Tesouros da Lincoln Road
Foi-se o tempo em que a Lincoln Road era um centro de compras alternativo; hoje, está abarrotada de lojas de cadeia e restaurantes pega-turista. Apesar disso, algumas joias continuam firmes, como a sorveteria familiar Frieze, a livraria Books & Books, a Sinfônica New World e o ArtCenter/South Florida, com ateliês a preços decentes para artistas locais. O visitante é encorajado a caminhar pelos corredores do complexo com cara de aquário, pois os artistas residentes penduram suas obras nas janelas dos estúdios e muitos se prontificam a discutir o mais recente projeto. Só não vale bater no vidro se a porta estiver fechada e estiverem debruçados sobre a tela. O peixe dourado não gosta de ser importunado, e eles também não.
Para aplacar a fome e deliciar os olhos
“Mais fresco do que isso, só se ainda estivesse nadando no mar.” Eis o lema do Stiltsville Fish Bar, que tem jeitão de casebre de praia e cardápio cheio de opções com produtos cultivados no local. Se essa combinação não ficou aparente nas banheiras cheias de gelo para preservar os pescados do dia, os garçons podem até informar o nome do barco que trouxe esse ou aquele peixe – o que nem é tão complicado assim, já que todos os pesqueiros atracam do outro lado da rua, na marina de Sunset Harbour.
Caso você vá a Miami Beach, considere uma chance de provar o lobote frito em panela de ferro (US$ 34), ou o pompano, também natural da região (US$ 37). Deixe um espacinho para a torta de limão (US$ 12), um final refrescante para acompanhar a retirada da parede frontal da casa, móvel, e apreciar a brisa noturna e o pôr do sol.
Outra opção para o jantar na cidade é o Mandolin Aegean Bistro, no Design District, onde as culinárias grega e turca dividem o cardápio e o clima sossegado e discreto da casa que funciona nesse chalezinho dos anos 1940 em azul e branco. Por mais aconchegante que seja o salão, vale a pena sair para o pátio cercado de árvores e comer sob a luz das estrelas.
Comece a refeição com uma travessa de dips tzatziki e pastas tirokafteri com legumes cultivados na propriedade (US$ 22) ou a cafta grelhada (US$ 16). Destaque para o hambúrguer de carne de cordeiro (US$ 19) e o souvlakia de carne (US$ 32).
Onde os corpos são enterrados
Há quase 30 anos, os editores veteranos de jornal mandam seus repórteres novatos saírem para um passeio com o doutor Paul George, acadêmico e ex-presidente da Sociedade Histórica da Flórida, famoso por saber onde os corpos de Miami estão enterrados (literalmente, no caso do tour ao cemitério “Ghosts of Miami”, realizado no Dia das Bruxas).

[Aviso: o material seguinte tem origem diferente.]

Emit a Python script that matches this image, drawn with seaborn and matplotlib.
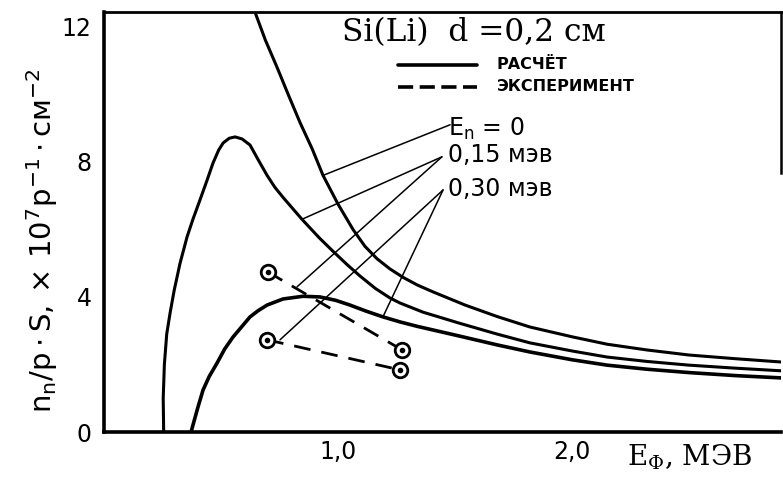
import matplotlib
matplotlib.use("Agg")
import matplotlib.pyplot as plt
import numpy as np
import pandas as pd
import seaborn as sns

# ---- data ----
# calculated curves (solid)
e_calc_0 = [0.63, 0.645, 0.69, 0.739, 0.79, 0.838, 0.89, 0.936, 1.00, 1.064, 1.115, 1.167,
            1.222, 1.278, 1.34, 1.406, 1.543, 1.68, 1.82, 2.0, 2.15, 2.32, 2.50, 2.70, 2.90]
y_calc_0 = [12.9, 12.44, 11.6, 10.81, 9.95, 9.16, 8.38, 7.60, 6.75, 6.0, 5.50, 5.13,
            4.83, 4.58, 4.35, 4.15, 3.76, 3.42, 3.11, 2.82, 2.60, 2.43, 2.28, 2.17, 2.07]

e_calc_15 = [0.255, 0.253, 0.258, 0.268, 0.283, 0.30, 0.325, 0.355, 0.38, 0.41, 0.44, 0.466,
             0.49, 0.509, 0.535, 0.56, 0.59, 0.624, 0.66, 0.697, 0.73, 0.765, 0.846, 0.92,
             0.979, 1.04, 1.094, 1.16, 1.222, 1.265, 1.363, 1.52, 1.68, 1.82, 2.0, 2.15,
             2.32, 2.50, 2.70, 2.90]
y_calc_15 = [0.0, 1.0, 2.0, 2.9, 3.55, 4.2, 5.0, 5.78, 6.3, 6.87, 7.45, 7.97,
             8.35, 8.56, 8.70, 8.74, 8.68, 8.50, 8.05, 7.60, 7.25, 6.95, 6.30, 5.75,
             5.35, 4.95, 4.62, 4.25, 3.97, 3.82, 3.55, 3.22, 2.90, 2.64, 2.40, 2.22,
             2.09, 1.98, 1.89, 1.81]

e_calc_30 = [0.372, 0.40, 0.423, 0.45, 0.483, 0.515, 0.551, 0.59, 0.624, 0.66, 0.697, 0.765,
             0.85, 0.923, 0.99, 1.051, 1.12, 1.192, 1.265, 1.338, 1.52, 1.68, 1.82, 2.0,
             2.15, 2.32, 2.50, 2.70, 2.90]
y_calc_30 = [0.0, 0.7, 1.24, 1.65, 2.04, 2.45, 2.81, 3.13, 3.41, 3.60, 3.76, 3.94,
             4.02, 4.0, 3.9, 3.76, 3.58, 3.41, 3.26, 3.13, 2.84, 2.58, 2.37, 2.14,
             1.98, 1.86, 1.76, 1.67, 1.60]

# experiment (dashed)
e_exp_15 = [0.70, 1.274]
y_exp_15 = [4.74, 2.43]
e_exp_30 = [0.697, 1.265]
y_exp_30 = [2.73, 1.84]

# leader lines: label anchor -> point on curve
lead_from = [(1.479, 9.10), (1.444, 8.15), (1.444, 8.15), (1.449, 7.17), (1.449, 7.17)]
lead_to = [(0.936, 7.60), (0.846, 6.30), (0.825, 4.30), (0.752, 2.73), (1.192, 3.41)]

x_ticks = [1.0, 2.0]
x_tick_labels = ["1,0", "2,0"]
y_ticks = [0, 4, 8, 12]
y_tick_labels = ["0", "4", "8", "12"]

curve_labels = ["E$_n$ = 0", "0,15 мэв", "0,30 мэв"]
title_text = "Si(Li)  d =0,2 см"
legend_texts = ["РАСЧЁТ", "ЭКСПЕРИМЕНТ"]
x_label = "E$_{\\Phi}$, МЭВ"
y_label = "$n_n/p\\cdot S,\\times\\,10^{7}p^{-1}\\cdot$см$^{-2}$"

# ---- build tables ----
calc = pd.concat([
    pd.DataFrame({"E": e_calc_0, "v": y_calc_0, "s": "0"}),
    pd.DataFrame({"E": e_calc_15, "v": y_calc_15, "s": "15"}),
    pd.DataFrame({"E": e_calc_30, "v": y_calc_30, "s": "30"}),
], ignore_index=True)
exp = pd.concat([
    pd.DataFrame({"E": e_exp_15, "v": y_exp_15, "s": "15"}),
    pd.DataFrame({"E": e_exp_30, "v": y_exp_30, "s": "30"}),
], ignore_index=True)

sns.set_theme(style="white")
plt.rcParams["font.family"] = ["DejaVu Sans"]
plt.rcParams["mathtext.fontset"] = "dejavusans"
plt.rcParams["mathtext.default"] = "regular"
plt.rcParams["lines.solid_joinstyle"] = "round"
plt.rcParams["lines.solid_capstyle"] = "round"

fig = plt.figure(figsize=(7.83, 4.82), dpi=100)
ax = fig.add_axes([104 / 783, 50 / 482, 677 / 783, 420 / 482])

for key, lw in [("0", 2.2), ("15", 2.2), ("30", 2.6)]:
    sns.lineplot(data=calc[calc.s == key], x="E", y="v", sort=False, estimator=None,
                 color="black", lw=lw, ax=ax, legend=False)

for key in ["15", "30"]:
    sns.lineplot(data=exp[exp.s == key], x="E", y="v", sort=False, estimator=None,
                 color="black", lw=2.0, ax=ax, legend=False,
                 linestyle=(0, (6, 4)))
sns.scatterplot(data=exp, x="E", y="v", marker="o", s=110, facecolor="white",
                edgecolor="black", linewidth=2, ax=ax, zorder=5, legend=False)
sns.scatterplot(data=exp, x="E", y="v", marker="o", s=16, color="black",
                linewidth=0, ax=ax, zorder=6, legend=False)

for (x0, y0), (x1, y1) in zip(lead_from, lead_to):
    ax.plot([x0, x1], [y0, y1], color="black", lw=1.1)

ax.set_xlim(0, 2.893)
ax.set_ylim(0, 12.44)
ax.set_xticks(x_ticks)
ax.set_xticklabels(x_tick_labels, fontsize=17)
ax.set_yticks(y_ticks)
ax.set_yticklabels(y_tick_labels, fontsize=17)
ax.tick_params(axis="x", direction="in", length=6, width=2, pad=6, colors="black")
ax.tick_params(axis="y", direction="out", length=6, width=2, pad=3, colors="black")
ax.set_xlabel("")
ax.set_ylabel("")

for side in ["left", "bottom"]:
    ax.spines[side].set_linewidth(2.6)
    ax.spines[side].set_color("black")
ax.spines["top"].set_linewidth(2.0)
ax.spines["top"].set_color("black")
ax.spines["right"].set_linewidth(1.8)
ax.spines["right"].set_color("black")
ax.spines["right"].set_bounds(7.67, 12.44)

# y label
fig.text(42 / 783, 1 - 241 / 482, y_label, rotation=90, ha="center", va="center",
         fontsize=21, color="black")
# x label
ax.text(0.773, -0.06, x_label, transform=ax.transAxes, ha="left", va="center",
        fontsize=20, family=["DejaVu Serif"], color="black")

# title
ax.text(0.352, 0.95, title_text, transform=ax.transAxes, ha="left", va="center",
        fontsize=22.5, family=["DejaVu Serif"], color="black")

# legend
ax.plot([0.434, 0.551], [0.874, 0.874], transform=ax.transAxes, color="black", lw=2.6)
ax.plot([0.434, 0.551], [0.821, 0.821], transform=ax.transAxes, color="black", lw=2.6,
        linestyle=(0, (4.2, 1.8)))
ax.text(0.580, 0.876, legend_texts[0], transform=ax.transAxes, ha="left", va="center",
        fontsize=11.5, fontweight="bold", color="black")
ax.text(0.580, 0.823, legend_texts[1], transform=ax.transAxes, ha="left", va="center",
        fontsize=11.5, fontweight="bold", color="black")

# curve labels
for txt, yy in zip(curve_labels, [0.721, 0.660, 0.579]):
    ax.text(0.508, yy, txt, transform=ax.transAxes, ha="left", va="center",
            fontsize=17, color="black")

fig.savefig("out.png", dpi=100)
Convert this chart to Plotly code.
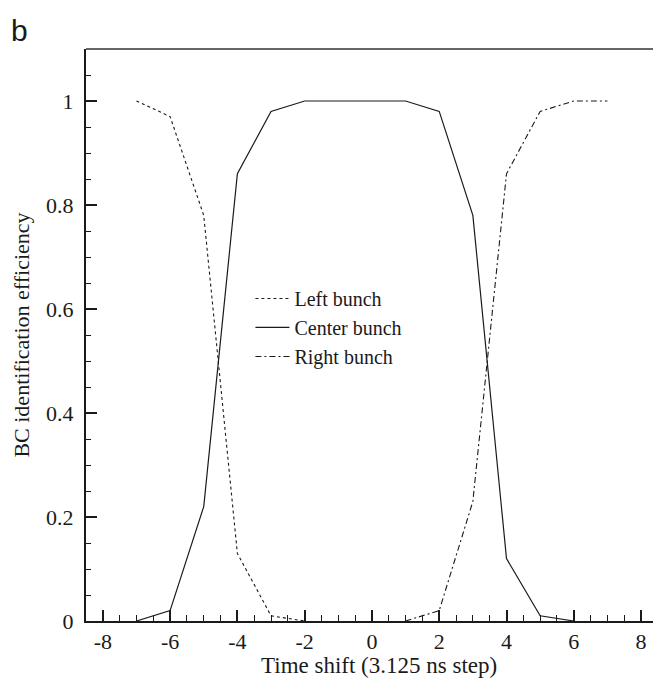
import plotly.graph_objects as go

x_left = [-7, -6, -5, -4, -3, -2]
y_left = [1.0, 0.97, 0.78, 0.13, 0.01, 0.0]

x_center = [-7, -6, -5, -4, -3, -2, -1, 0, 1, 2, 3, 4, 5, 6]
y_center = [0.0, 0.02, 0.22, 0.86, 0.98, 1.0, 1.0, 1.0, 1.0, 0.98, 0.78, 0.12, 0.01, 0.0]

x_right = [1, 2, 3, 4, 5, 6, 7]
y_right = [0.0, 0.02, 0.23, 0.86, 0.98, 1.0, 1.0]

x_ticks = [-8, -6, -4, -2, 0, 2, 4, 6, 8]
x_tick_labels = ["-8", "-6", "-4", "-2", "0", "2", "4", "6", "8"]
y_ticks = [0, 0.2, 0.4, 0.6, 0.8, 1]
y_tick_labels = ["0", "0.2", "0.4", "0.6", "0.8", "1"]

SERIF = "Liberation Serif, Times New Roman, serif"
INK = "#1a1a1a"

fig = go.Figure()
fig.add_trace(go.Scatter(x=x_left, y=y_left, mode="lines", name="Left bunch",
                         line=dict(color=INK, width=1.1, dash="3px,3px")))
fig.add_trace(go.Scatter(x=x_center, y=y_center, mode="lines", name="Center bunch",
                         line=dict(color=INK, width=1.2)))
fig.add_trace(go.Scatter(x=x_right, y=y_right, mode="lines", name="Right bunch",
                         line=dict(color=INK, width=1.1, dash="6px,3px,2px,3px")))

fig.update_layout(
    width=653, height=680,
    margin=dict(l=86, r=0, t=49, b=59),
    paper_bgcolor="white", plot_bgcolor="white",
    font=dict(family=SERIF, size=22, color=INK),
    showlegend=True,
    legend=dict(x=0.29, y=0.598, xanchor="left", yanchor="top",
                bgcolor="rgba(0,0,0,0)", font=dict(family=SERIF, size=20, color=INK),
                itemwidth=34, tracegroupgap=0),
    xaxis=dict(range=[-8.5, 8.355], tickmode="array", tickvals=x_ticks, ticktext=x_tick_labels,
               showgrid=False, zeroline=False, showline=True, linecolor=INK, linewidth=2,
               ticks="inside", ticklen=11, tickwidth=1.5, tickcolor=INK,
               minor=dict(dtick=0.5, ticks="inside", ticklen=6, tickwidth=1, tickcolor=INK),
               tickfont=dict(family=SERIF, size=22, color=INK)),
    yaxis=dict(range=[0, 1.1], tickmode="array", tickvals=y_ticks, ticktext=y_tick_labels,
               showgrid=False, zeroline=False, showline=True, linecolor=INK, linewidth=2,
               ticks="inside", ticklen=11, tickwidth=1.5, tickcolor=INK,
               minor=dict(dtick=0.05, ticks="inside", ticklen=5, tickwidth=1, tickcolor=INK),
               tickfont=dict(family=SERIF, size=22, color=INK), ticklabelstandoff=6,
               title=dict(text="BC identification efficiency", standoff=10,
                          font=dict(family=SERIF, size=22, color=INK))),
)

# x-axis title (centred on the full, partly cropped axis as in the reference)
fig.add_annotation(text="Time shift (3.125 ns step)", xref="paper", yref="paper",
                   x=0.517, y=-0.078, xanchor="center", yanchor="middle", showarrow=False,
                   font=dict(family=SERIF, size=23, color=INK))

# top frame line
fig.add_shape(type="line", xref="paper", yref="paper", x0=0, x1=1, y0=1, y1=1,
              line=dict(color="#666", width=2))

fig.add_annotation(text="b", xref="paper", yref="paper", x=-0.136, y=1.032,
                   xanchor="left", yanchor="middle", showarrow=False,
                   font=dict(family="Liberation Sans, Arial, sans-serif", size=30, color=INK))

fig.write_html("out.html")
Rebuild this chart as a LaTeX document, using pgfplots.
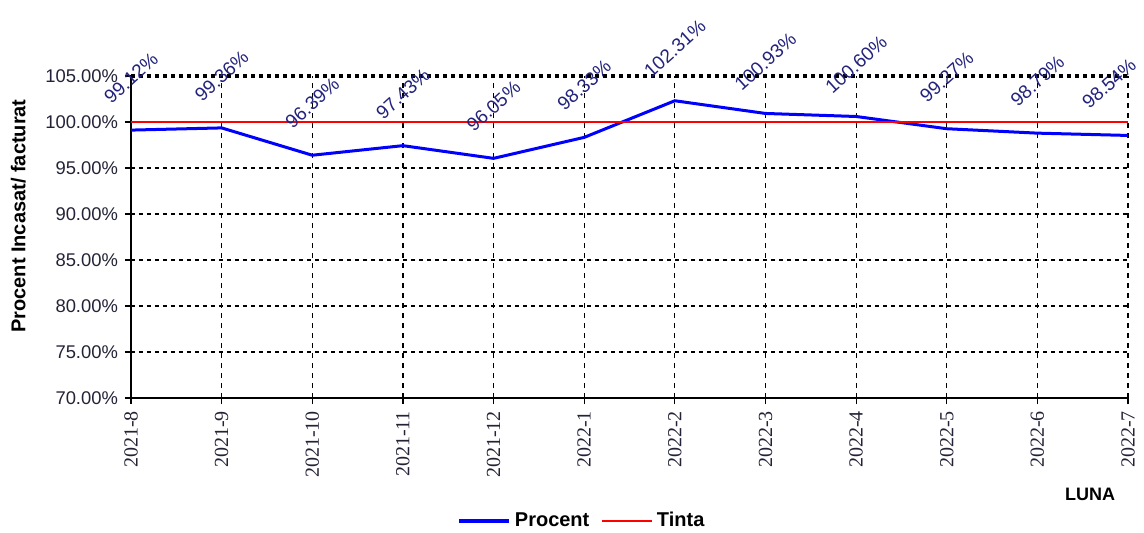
\documentclass[border=0pt]{standalone}
\usepackage{fontspec}
\setmainfont{Liberation Sans}
\newfontfamily\serifx{Liberation Serif}
\usepackage{graphicx}
\usepackage{pgfplots}
\pgfplotsset{compat=1.18}
\definecolor{lblc}{RGB}{35,35,125}
\definecolor{tickc}{RGB}{35,35,55}
\pgfplotsset{
  lbl/.style={draw=none, mark=none, forget plot,
    nodes near coords={\rotatebox{42}{\pgfmathprintnumber[fixed,fixed zerofill,precision=2]{\pgfplotspointmeta}\%}},
    every node near coord/.append style={anchor=center, yshift=26pt, inner sep=0pt, text=lblc, font=\fontsize{9.5}{11}\selectfont}},
}
\begin{document}
\begin{tikzpicture}
\path[use as bounding box] (-65.5pt,-67pt) rectangle (506.5pt,199pt);
\begin{axis}[
  at={(0pt,0pt)}, anchor=south west,
  scale only axis, width=498.5pt, height=161pt,
  xmin=0, xmax=11, ymin=70, ymax=105,
  axis x line*=bottom, axis y line*=left,
  axis line style={line width=0.8pt, -},
  xtick={0,...,11},
  xticklabels={2021-8,2021-9,2021-10,2021-11,2021-12,2022-1,2022-2,2022-3,2022-4,2022-5,2022-6,2022-7},
  xticklabel style={rotate=90, anchor=east, font=\serifx\fontsize{10}{12}\selectfont, text=tickc},
  ytick={70,75,...,105},
  yticklabel={\pgfmathprintnumber[fixed,fixed zerofill,precision=2]{\tick}\%},
  yticklabel style={font=\fontsize{9.2}{11}\selectfont, text=tickc},
  /pgf/number format/assume math mode=true,
  tick align=outside, major tick length=3pt,
  tick style={black, line width=0.6pt},
  grid=major,
  x grid style={black, line width=0.6pt, dash pattern=on 2.5pt off 2.5pt},
  y grid style={black, line width=1pt, dash pattern=on 2pt off 2pt},
  ylabel={Procent Incasat/ facturat},
  ylabel style={at={(axis description cs:-0.113,0.565)}, rotate=0, anchor=center, font=\bfseries\fontsize{10}{12}\selectfont},
  xlabel={LUNA},
  xlabel style={at={(axis description cs:0.962,-0.298)}, anchor=center, font=\bfseries\fontsize{9}{11}\selectfont},
  legend style={at={(axis description cs:0.453,-0.382)}, anchor=center, draw=none, fill=none,
    font=\bfseries\fontsize{10}{12}\selectfont, legend columns=2,
    /tikz/every even column/.append style={column sep=4pt}},
  legend image code/.code={\draw[#1] (0pt,0pt) -- (25pt,0pt);},
  clip=false,
]
\draw[black, line width=1.6pt, dash pattern=on 2pt off 2pt] (axis cs:0,105) -- (axis cs:11,105);
\addplot[blue, line width=1.5pt, mark=none, legend image post style={line width=2pt}] coordinates {
  (0,99.12) (1,99.36) (2,96.39) (3,97.43) (4,96.05) (5,98.33)
  (6,102.31) (7,100.93) (8,100.60) (9,99.27) (10,98.79) (11,98.54)
};
\addlegendentry{Procent}
\addplot[red, line width=0.8pt, mark=none] coordinates {
  (0,100) (1,100) (2,100) (3,100) (4,100) (5,100)
  (6,100) (7,100) (8,100) (9,100) (10,100) (11,100)
};
\addlegendentry{Tinta}
\addplot[lbl] coordinates {
  (0,99.12) (1,99.36) (2,96.39) (3,97.43) (4,96.05) (5,98.33)
  (6,102.31) (7,100.93) (8,100.60) (9,99.27) (10,98.79)
};
\addplot[lbl, every node near coord/.append style={xshift=-9.5pt}] coordinates {
  (11,98.54)
};
\end{axis}
\end{tikzpicture}
\end{document}
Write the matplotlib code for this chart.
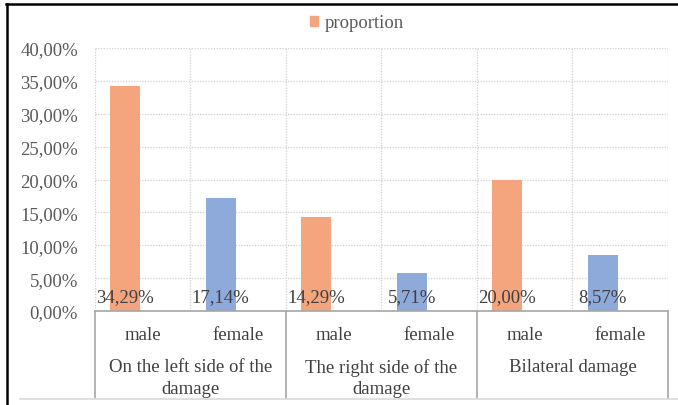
import numpy as np
import matplotlib
matplotlib.use('Agg')
import matplotlib.pyplot as plt
from matplotlib.lines import Line2D
from matplotlib.patches import Patch
from matplotlib.ticker import FuncFormatter

# ── Data ──────────────────────────────────────────────────────────────────────
GROUPS = ["On the left side of the\ndamage", "The right side of the\ndamage", "Bilateral damage"]
SEXES = ["male", "female"]
VALUES = [34.29, 17.14, 14.29, 5.71, 20.00, 8.57]
SERIES_NAME = "proportion"

# ── Style ─────────────────────────────────────────────────────────────────────
W, H, DPI = 678, 406, 100
ORANGE = "#F4A57E"
BLUE = "#8EAADB"
TICK_C = "#595959"
TEXT_C = "#404040"
GRID_C = "#d0d0d0"
BOX_C = "#a6a6a6"
FS = 13.5

plt.rcParams['font.family'] = ['Liberation Serif', 'DejaVu Serif']

fig = plt.figure(figsize=(W / DPI, H / DPI), dpi=DPI)

# plot area in pixels (left, top, right, bottom)
L, T, R, B = 94.7, 49, 668, 312
ax = fig.add_axes([L / W, 1 - B / H, (R - L) / W, (B - T) / H])
ax_h = B - T

n = len(VALUES)
x = np.arange(n)
colors = [ORANGE if i % 2 == 0 else BLUE for i in range(n)]
bars = ax.bar(x + 0.16, VALUES, width=0.315, align='edge', color=colors, zorder=3)

ax.set_xlim(0, n)
ax.set_ylim(0, 40)
ax.set_yticks(np.arange(0, 41, 5))
ax.yaxis.set_major_formatter(FuncFormatter(lambda v, _: f"{v:.2f}%".replace(".", ",")))
ax.tick_params(axis='y', length=0, pad=12, labelsize=FS, labelcolor=TICK_C)
ax.set_xticks([])
for s in ax.spines.values():
    s.set_visible(False)

# dotted grid: horizontal at each tick, vertical at every slot edge
for v in np.arange(5, 41, 5):
    ax.axhline(v, color=GRID_C, lw=0.9, ls=(0, (1, 1.2)), zorder=1)
for i in range(0, n + 1):
    ax.axvline(i, color=GRID_C, lw=0.9, ls=(0, (1, 1.2)), zorder=1)

# value labels sitting at the base of each bar
for rect, v in zip(bars, VALUES):
    ax.text(rect.get_x() + rect.get_width() / 2, 0.9, f"{v:.2f}%".replace(".", ","),
            ha='center', va='bottom', fontsize=FS, color=TEXT_C, zorder=4)

# two-level category axis drawn as a box under the plot
xt = ax.get_xaxis_transform()
box_bottom = -(399 - B) / ax_h
ax.plot([0, n], [0, 0], transform=xt, color=BOX_C, lw=1.2, clip_on=False, zorder=5)
for gx in range(0, n + 1, 2):
    ax.plot([gx, gx], [0, box_bottom], transform=xt, color=BOX_C, lw=1.2, clip_on=False)

for i in range(n):
    ax.text(i + 0.5, -(336 - B) / ax_h, SEXES[i % 2], transform=xt, ha='center', va='center',
            fontsize=FS, color=TEXT_C)
for g, name in enumerate(GROUPS):
    ax.text(2 * g + 1, -(359 - B) / ax_h, name, transform=xt, ha='center', va='top',
            fontsize=FS, color=TEXT_C, linespacing=1.35)

# outer frame pieces
fig.add_artist(Line2D([6 / W, 1], [1 - 4.5 / H] * 2, color='black', lw=1.8))
fig.add_artist(Line2D([6.5 / W] * 2, [0, 1 - 4.5 / H], color='black', lw=1.8))
fig.add_artist(Line2D([20 / W, 1], [1 - 399.5 / H] * 2, color='#d9d9d9', lw=1.2))

fig.legend(handles=[Patch(color=ORANGE, label=SERIES_NAME)], loc='center',
           bbox_to_anchor=(357 / W, 1 - 24 / H), frameon=False, fontsize=FS,
           handlelength=0.45, handleheight=0.45, handletextpad=0.35,
           labelcolor=TICK_C)

fig.savefig("out.png", dpi=DPI)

Enriquecidas por histórias locais e um humor mordaz, as incursões de George agora são realizadas sob a tutela do Museu de História de Miami. Os locais mudam de um mês para outro, mas, seja na embarcação subindo o Rio Miami (US$ 60 o passeio), no local onde houve uma série de tiroteios durante os anos 1980 – conhecidos como a era do cowboy da cocaína –, ou nas ruas com cheiro de jasmim de Coconut Grove (US$ 15) – que já foi uma famosa enseada de piratas, e mais tarde a primeira parte da Miami moderna a ser desmatada –, sem dúvida você deve aprender alguns capítulos fascinantes do passado da cidade.
Por Brett Sokol
Como chegar
- Nenhuma empresa brasileira oferece voos diretos de Porto Alegre a Miami.
- A Azul tem um voo diário (exceto aos sábados) que parte do aeroporto de Viracopos, em Campinas (SP), com destino a Fort Lauderdale.
- A Latam dispõe de dois voos diários, saindo de Guarulhos (SP), rumo a Miami.
- A Gol conta com um voo diário, de Brasília a Miami.